2. The type of structure you are fishing. This is one of the main factors when choosing a search bait. As I explained earlier in the article, each search bait has its own strengths in regards to structure.
3. Vary the color of your search baits for bass. The above bass lures are just a starting point to get you on the right path. Have a couple different patterns or color handy to quickly change.
4. Vary your retrieve. It’s important to play with the speed of your retrieve. Just because we’re using a search bait doesn’t mean you have to fish fast. Sure, depending on the situation this may be warranted. Sometimes it’s just the opposite though. Slowing that retrieve down a little, letting that worm sit for a second longer, walking that frog a little slower, or twitching that chatterbait n the retrieve might make the difference.

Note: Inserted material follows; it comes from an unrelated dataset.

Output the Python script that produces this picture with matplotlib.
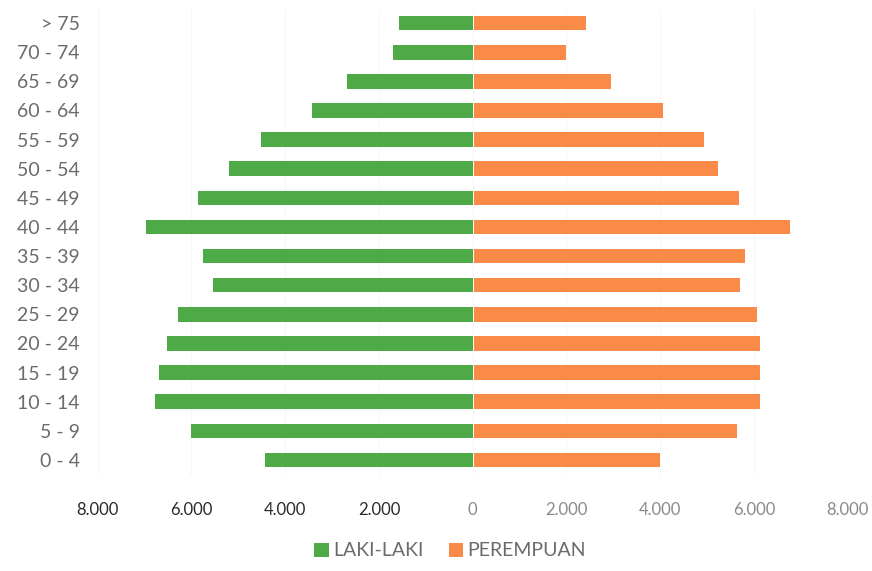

5. Don’t forget to cast and move. The idea is to use these search baits to find the bass. I catch myself getting to a great looking area only to realize I have made 6 or 7 casts here without a bit. While searching out bass I try and keep my casts in an area to a minimum. 2 or 3 cast to a dock or rock pile is sufficient. Don’t defeat the purpose by sitting in one spot for 30 minutes with no results.
Utilizing search baits for bass is a great way to figure out your pattern for the day. Search baits are effective in short bursts to allow the angler the ability to move after a couple casts.
All of the baits listed above are the ones that work the best for me. You may have a different style, location or water type. Find what works for you. The idea is to have a plan to find the fish. We can’t aimlessly fish until we luck into them.